▶ Your task: Return only the lines from the top of the material through the line marked by "from matplotlib.ticker import", unaltered.

<<<<

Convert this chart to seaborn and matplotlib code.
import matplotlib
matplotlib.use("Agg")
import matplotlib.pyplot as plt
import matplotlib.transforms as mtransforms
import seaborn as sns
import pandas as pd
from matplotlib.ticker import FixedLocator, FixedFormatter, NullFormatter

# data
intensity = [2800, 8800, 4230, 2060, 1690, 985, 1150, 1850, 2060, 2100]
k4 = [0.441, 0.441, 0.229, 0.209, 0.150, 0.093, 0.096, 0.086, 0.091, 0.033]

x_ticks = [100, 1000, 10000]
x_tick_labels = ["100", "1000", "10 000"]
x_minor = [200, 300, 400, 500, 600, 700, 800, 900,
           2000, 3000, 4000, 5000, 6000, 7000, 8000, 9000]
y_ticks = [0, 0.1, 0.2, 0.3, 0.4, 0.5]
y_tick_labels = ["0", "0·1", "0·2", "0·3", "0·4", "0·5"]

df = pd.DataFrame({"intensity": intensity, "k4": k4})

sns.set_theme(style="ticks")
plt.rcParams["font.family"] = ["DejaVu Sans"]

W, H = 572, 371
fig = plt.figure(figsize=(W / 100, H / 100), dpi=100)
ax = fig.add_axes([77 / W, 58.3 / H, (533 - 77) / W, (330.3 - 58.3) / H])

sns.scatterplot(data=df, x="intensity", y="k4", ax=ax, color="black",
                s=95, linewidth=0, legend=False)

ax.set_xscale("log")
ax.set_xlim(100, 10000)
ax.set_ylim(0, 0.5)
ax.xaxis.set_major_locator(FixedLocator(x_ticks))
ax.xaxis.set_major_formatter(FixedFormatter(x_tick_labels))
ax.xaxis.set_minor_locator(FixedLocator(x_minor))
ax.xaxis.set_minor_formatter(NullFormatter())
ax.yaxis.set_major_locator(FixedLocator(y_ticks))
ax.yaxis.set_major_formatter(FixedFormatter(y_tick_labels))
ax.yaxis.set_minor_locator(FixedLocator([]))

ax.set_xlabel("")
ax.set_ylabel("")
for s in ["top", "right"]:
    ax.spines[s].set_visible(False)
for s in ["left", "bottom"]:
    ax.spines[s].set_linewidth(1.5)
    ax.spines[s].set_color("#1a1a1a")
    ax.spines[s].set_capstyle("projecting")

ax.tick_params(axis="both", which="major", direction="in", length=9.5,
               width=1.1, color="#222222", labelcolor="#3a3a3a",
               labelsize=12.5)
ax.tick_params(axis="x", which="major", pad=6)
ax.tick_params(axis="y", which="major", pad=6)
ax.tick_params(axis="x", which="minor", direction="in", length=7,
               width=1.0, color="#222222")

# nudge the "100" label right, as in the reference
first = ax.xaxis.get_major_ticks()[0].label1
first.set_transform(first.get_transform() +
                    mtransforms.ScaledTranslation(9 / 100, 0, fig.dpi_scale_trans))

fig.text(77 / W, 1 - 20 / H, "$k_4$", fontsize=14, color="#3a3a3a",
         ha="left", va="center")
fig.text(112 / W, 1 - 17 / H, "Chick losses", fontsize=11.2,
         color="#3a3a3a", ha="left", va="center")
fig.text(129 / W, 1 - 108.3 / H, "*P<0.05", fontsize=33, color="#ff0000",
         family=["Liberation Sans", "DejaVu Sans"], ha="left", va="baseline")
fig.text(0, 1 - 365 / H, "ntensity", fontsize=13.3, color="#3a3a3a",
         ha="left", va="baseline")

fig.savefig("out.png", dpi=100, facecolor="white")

>>>>

▶ Answer to this problem:
Convert this chart to seaborn and matplotlib code.
import matplotlib
matplotlib.use("Agg")
import matplotlib.pyplot as plt
import matplotlib.transforms as mtransforms
import seaborn as sns
import pandas as pd
from matplotlib.ticker import FixedLocator, FixedFormatter, NullFormatter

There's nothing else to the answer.